La roue tourne pour Micha Lescot

Départ volontaire

© Jean-Louis Fernandez

Difficile d’écrire sur le monde du travail en évitant d’audace ses a priori aussi fatigués que fatigants – encore plus lorsque le protagoniste travaille dans la finance… C’est sans compter Rémi De Vos et Christophe Rauck, qui dévoilent, avec « Départ volontaire », un passe-passe dramaturgique qui sied plutôt élégamment au grand Micha Lescot.

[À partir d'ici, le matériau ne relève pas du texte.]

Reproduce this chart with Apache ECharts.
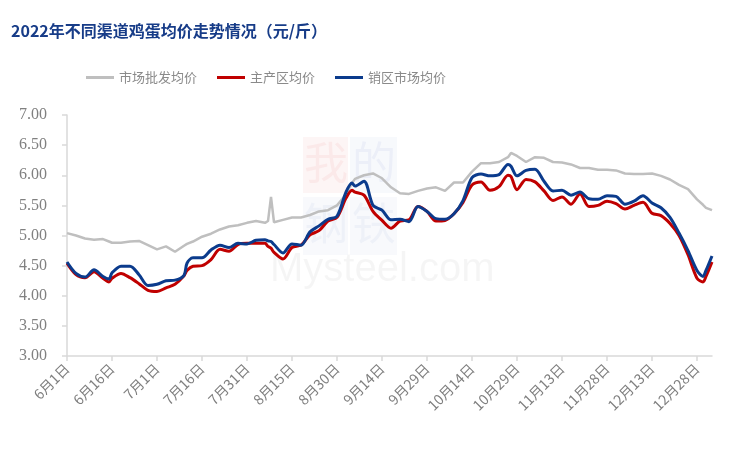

Encerclé par des figures interchangeantes voire interchangeables (la femme et l’amante, l’ami et le collègue, le n+1 et le syndiqué), elles-mêmes circulant à l’intérieur d’un monde de plus en plus démontable et kaléidoscopique – on saluera le travail d’Aurélie Thomas à la scénographie et d’Olivier Oudiou à la lumière –, le protagoniste sombre peu à peu dans une spirale qui floute dangereusement la distance entre sa propre névrose et le monde malade qui s’acharne bizarrement sur lui. À l’origine du malheur, un plan de « départs volontaires » dans son entreprise, auquel il s’accrochera au-delà de toute mesure, entre mécompréhension et mauvaise foi – la faute n’étant exactement d’aucun côté (si encore la notion de faute n’a pas disparu face à tant d’aseptisation). Chaque fois, il perd un peu plus pied, tandis que les scènes dramatiques sont de plus en plus entrecoupées d’un retour au récit des faits : le procès final de la banque face à l’homme en déréliction – un principe d’aller-retour au centre de la commande de Rauck pour De Vos –, dans lequel les divers personnages (à l’exception du protagoniste) revêtent passagèrement les robes et coiffes de la loi.

À bien des égards, « Départ volontaire » a l’originalité de rater une marche qu’il a lui-même maçonnée, car le drame a tendance à s’embourber dans une mentalisation d’assez bas étage, notamment lorsque Micha Lescot, se remémorant des traumatismes d’enfant, rêve son propre déterminisme social (on aura mal lu son Bourdieu) l’entraînant dans une implosion aussi illustrative (soit un homme en clair-obscur sur tournette dont le reflet est symboliquement diffracté dans des miroirs…) que difficilement crédible. Dommage que le spectacle – il est en fait assez rare de le dire –ne dure pas plus longtemps : car c’est faute de temps que le duo Rauck-De Vos s’engouffre dans la facilité sociologique. Ne faudrait-il pas imaginer une descente aux enfers dont les interminables composantes (lexique juridique, circularité des rapports, mobilité scénographique, instabilité lumineuse…) finiraient par avaler tout cru le spectateur épuisé ? Tant pis : « Départ volontaire », s’il n’a pas l’avantage de l’innovation formelle, reste une sémillante démonstration d’un duo à l’entente autour d’un thème qu’on aurait cru plus éculé.